SACRAMENTO — If Gov. Arnold Schwarzenegger were to fire every employee in state government tomorrow, it would easily patch California's enormous deficit, right? Not even close.
But surely shutting down all the state prisons would do the trick? That, too, would only get him about a quarter of the way there.
Now what if he were to close every prison and cut off funding for health care and other services for the poor? Now we're in the ballpark.
Schwarzenegger on Thursday to delivered his annual State of the State address, and there was only one topic on his mind: A budget deficit that's ballooned to $40 billion through mid-2010.
How does the average taxpayer begin to make sense of that sum? Not easily.
"It's like a number that's out there, but it's so big that it almost becomes meaningless," said Adrienne Gates, a 50-year-old San Jose resident who keeps fairly close tabs on news out of Sacramento. "It's like hearing stories about how fast the universe is expanding."
Even state lawmakers seem only now to be coming to grips with the enormity of their problem, after months of finger-pointing. No matter how big the shortfall got over the past year, Democrats and Republicans hewed to their long-held opposition to deep program cuts or tax hikes.
It's been only this month, with the state literally on the verge of not being able to pay many of its bills, that signs have emerged that both sides realize they're going to have to make major concessions.

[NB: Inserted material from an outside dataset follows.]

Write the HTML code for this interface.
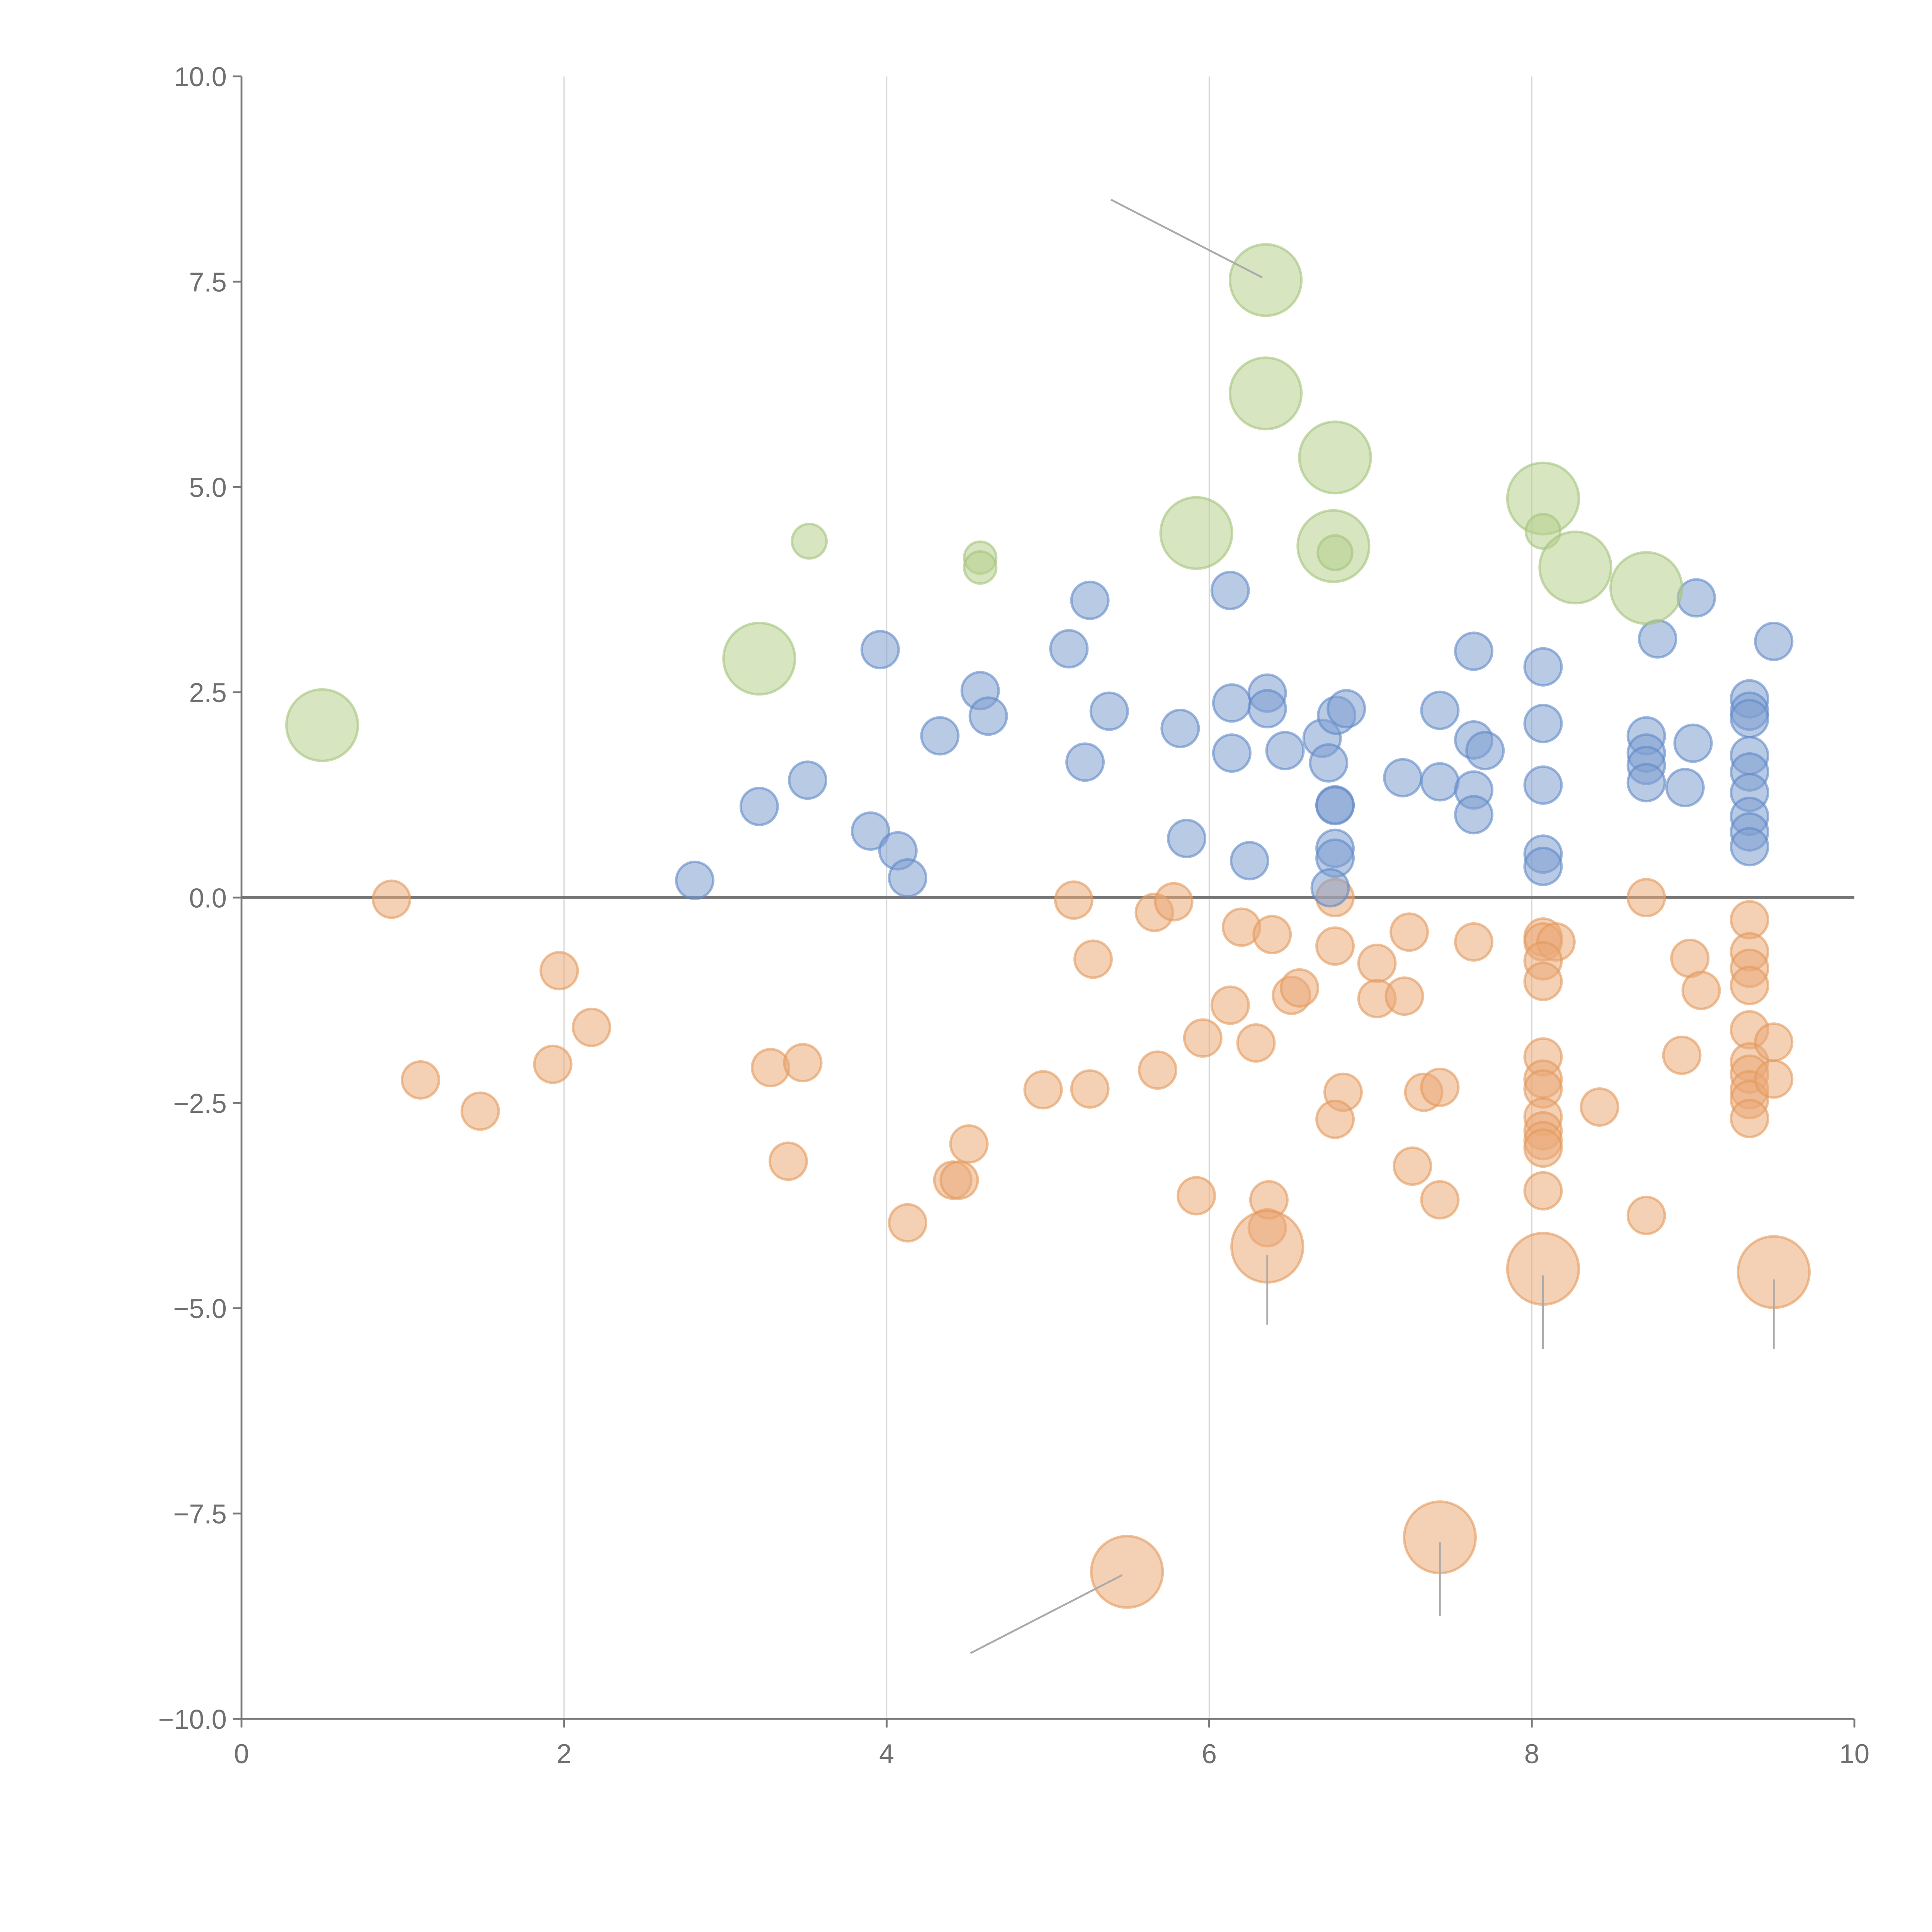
<!DOCTYPE html>
<html><head><meta charset="utf-8"><style>
html,body{margin:0;padding:0;background:#fff;}
svg{display:block;}
text{font-family:"Liberation Sans",sans-serif;fill:#707070;font-size:22px;}
</style></head><body>
<svg id="chart" width="5000" height="5000" viewBox="0 0 1568 1568" xmlns="http://www.w3.org/2000/svg">
<g id="grid"></g>
<g id="axes"></g>
<g id="marks"></g>
</svg>
<script>
const xTicks=[0,2,4,6,8,10];
const yTicks=[10,7.5,5,2.5,0,-2.5,-5,-7.5,-10];
const yTickLabels=["10.0","7.5","5.0","2.5","0.0","−2.5","−5.0","−7.5","−10.0"];
const greenX=[0.50,3.52,3.21,4.58,4.58,5.92,6.35,6.35,6.78,6.77,6.78,8.07,8.07,8.27,8.71];
const greenY=[2.10,4.34,2.91,4.14,4.02,4.44,7.52,6.14,5.36,4.28,4.20,4.86,4.46,4.02,3.77];
const greenS=[29,14,29,13,13,29,29,29,29,29,14,29,14,29,29];
const blueX=[2.81,3.21,3.51,3.90,3.96,4.07,4.13,4.33,4.58,4.63,5.13,5.23,5.26,5.38,5.82,5.86,6.13,6.14,6.14,6.25,6.36,6.36,6.47,6.70,6.74,6.79,6.85,6.78,6.78,6.78,6.78,6.75,7.20,7.43,7.43,7.64,7.64,7.71,7.64,7.64,8.07,8.07,8.07,8.07,8.07,8.71,8.71,8.71,8.71,8.78,9.00,8.95,9.02,9.50,9.35,9.35,9.35,9.35,9.35,9.35,9.35,9.35,9.35];
const blueY=[0.21,1.11,1.43,0.81,3.02,0.57,0.24,1.97,2.52,2.21,3.03,1.65,3.62,2.27,2.06,0.72,3.74,2.37,1.76,0.45,2.49,2.30,1.79,1.94,1.64,2.22,2.30,1.13,1.12,0.60,0.48,0.12,1.46,2.28,1.41,3.00,1.92,1.79,1.31,1.01,2.81,2.12,1.37,0.53,0.38,1.97,1.76,1.61,1.40,3.15,1.88,1.34,3.65,3.12,2.42,2.27,2.18,1.73,1.53,1.28,0.99,0.80,0.62];
const orangeX=[0.93,1.11,1.48,1.97,1.93,2.17,3.28,3.48,3.39,4.13,4.41,4.45,4.51,4.97,5.16,5.26,5.28,5.66,5.68,5.78,5.92,5.96,6.13,6.20,6.29,6.36,6.37,6.39,6.51,6.56,6.78,6.78,6.83,6.78,7.04,7.04,7.24,7.21,7.26,7.33,7.43,7.43,7.64,8.07,8.07,8.15,8.07,8.07,8.07,8.07,8.07,8.07,8.07,8.07,8.07,8.07,8.42,8.71,8.71,8.93,8.98,9.05,9.35,9.35,9.35,9.35,9.35,9.35,9.35,9.35,9.35,9.35,9.50,9.50,6.36,8.07,9.50,5.49,7.43];
const orangeY=[-0.02,-2.22,-2.60,-0.89,-2.03,-1.58,-2.07,-2.01,-3.21,-3.96,-3.44,-3.44,-3.00,-2.34,-0.03,-2.33,-0.75,-0.18,-2.10,-0.05,-3.63,-1.71,-1.31,-0.36,-1.77,-4.02,-3.68,-0.45,-1.19,-1.10,0.0,-0.59,-2.37,-2.70,-0.80,-1.23,-0.42,-1.20,-3.27,-2.37,-2.31,-3.68,-0.54,-0.48,-0.54,-0.54,-0.77,-1.02,-1.94,-2.21,-2.33,-2.67,-2.84,-2.96,-3.05,-3.57,-2.55,0.0,-3.87,-1.92,-0.74,-1.13,-0.27,-0.66,-0.86,-1.07,-1.61,-2.00,-2.15,-2.34,-2.46,-2.69,-1.76,-2.21,-4.25,-4.52,-4.56,-8.21,-7.79];
const orangeS=[15,15,15,15,15,15,15,15,15,15,15,15,15,15,15,15,15,15,15,15,15,15,15,15,15,15,15,15,15,15,15,15,15,15,15,15,15,15,15,15,15,15,15,15,15,15,15,15,15,15,15,15,15,15,15,15,15,15,15,15,15,15,15,15,15,15,15,15,15,15,15,15,15,15,29,29,29,29,29];
const leaderX1=[5.39,6.36,8.07,9.50,4.52,7.43];
const leaderY1=[8.5,-4.35,-4.6,-4.65,-9.2,-7.85];
const leaderX2=[6.33,6.36,8.07,9.50,5.46,7.43];
const leaderY2=[7.55,-5.2,-5.5,-5.5,-8.25,-8.75];

const X0=196,X1=1505,Y0=1395,Y1=62;
const sx=v=>X0+(v-0)/(10-0)*(X1-X0);
const sy=v=>Y0-(v+10)/20*(Y0-Y1);
const NS="http://www.w3.org/2000/svg";
function mk(tag,parent,attrs){const e=document.createElementNS(NS,tag);for(const k in attrs)e.setAttribute(k,attrs[k]);parent.appendChild(e);return e;}
const grid=document.getElementById('grid'),axes=document.getElementById('axes'),marks=document.getElementById('marks');

xTicks.forEach((t,i)=>{
  if(t>0&&t<10){const g=mk('line',grid,{x1:sx(t),x2:sx(t),y1:Y1,y2:Y0,stroke:'#d8d8d8','stroke-width':1});
  
  }
  const tk=mk('line',axes,{x1:sx(t),x2:sx(t),y1:Y0,y2:Y0+7,stroke:'#777','stroke-width':1.5});
  
  
  const lb=mk('text',axes,{x:sx(t),y:Y0+36,'text-anchor':'middle'});lb.textContent=String(t);
  
  
});
yTicks.forEach((t,i)=>{
  const tk=mk('line',axes,{x1:X0-7,x2:X0,y1:sy(t),y2:sy(t),stroke:'#777','stroke-width':1.5});
  
  
  const lb=mk('text',axes,{x:X0-12,y:sy(t)+8,'text-anchor':'end'});lb.textContent=yTickLabels[i];
  
  
});
const ya=mk('line',axes,{x1:X0,x2:X0,y1:Y1,y2:Y0,stroke:'#777','stroke-width':1.5});


const xa=mk('line',axes,{x1:X0,x2:X1,y1:Y0,y2:Y0,stroke:'#777','stroke-width':1.5});


const zl=mk('line',axes,{x1:X0,x2:X1,y1:sy(0),y2:sy(0),stroke:'#777','stroke-width':2.5});



function series(xs,ys,ss,fill,stroke,name){
  xs.forEach((x,i)=>{
    const c=mk('circle',marks,{cx:sx(x),cy:sy(ys[i]),r:ss[i],fill:fill,'fill-opacity':0.55,stroke:stroke,'stroke-opacity':0.6,'stroke-width':2});
    
    
  });
}
series(orangeX,orangeY,orangeS,'#eba979','#e39a5c','orange-bubble');
series(blueX,blueY,blueX.map(()=>15),'#7f9fd0','#5f88c8','blue-bubble');
series(greenX,greenY,greenS,'#b6cf8e','#a3c37a','green-bubble');
leaderX1.forEach((x,i)=>{
  const l=mk('line',marks,{x1:sx(x),y1:sy(leaderY1[i]),x2:sx(leaderX2[i]),y2:sy(leaderY2[i]),stroke:'#aaa','stroke-width':1.5});
  
  
});
</script>
</body></html>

"There isn't a real will to hunker down until you have to," said Barbara O'Connor, director of the Institute for the Study of Politics and Media at Sacramento State University. "But it's reached the point where they don't have a choice. Polemics don't work."
Still, even a governor and Legislature in perfect ideological harmony would struggle to close a deficit this big. Consider that $40 billion is the amount the state shells out of its general fund each year for the public school system.
Payroll for California's roughly 230,000 civil servants tallies a mere $18 billion — not including legislative aides or people who work for the state's courts or university systems. (Those 149,000 additional folks aren't under the governor's control, but even if Schwarzenegger could fire them, their salaries wouldn't be enough to patch the $40 billion deficit.)
California's shortfall is larger than the entire yearly budget of every other state except New York. It exceeds the gross domestic product of more than 100 countries, including Syria, Costa Rica and Kenya.
Closer to home, it's 40 times the size of San Jose's general operating fund, which pays for most of the city's basic services. And it's a devilish 666 times the size of San Jose's projected deficit of more than $60 million in the fiscal year that begins July 1.
It's also $3 billion more than the combined net worth of Google co-founders Sergey Brin and Larry Page, according to Forbes. And $40 billion could purchase more than 500 Boeing 737-800s.
Of course, the governor and lawmakers aren't talking about buying airplanes. They're weighing cuts to programs that educate kids and help the needy and tax hikes at a time when families are stretching to make ends meet.
"Because of the recession and the slide in the stock market, the deficit has grown has grown so big, so quickly," said H.D. Palmer, a spokesman for Schwarzenegger's finance department. "And it's forced a menu of very difficult decisions to be put on the table."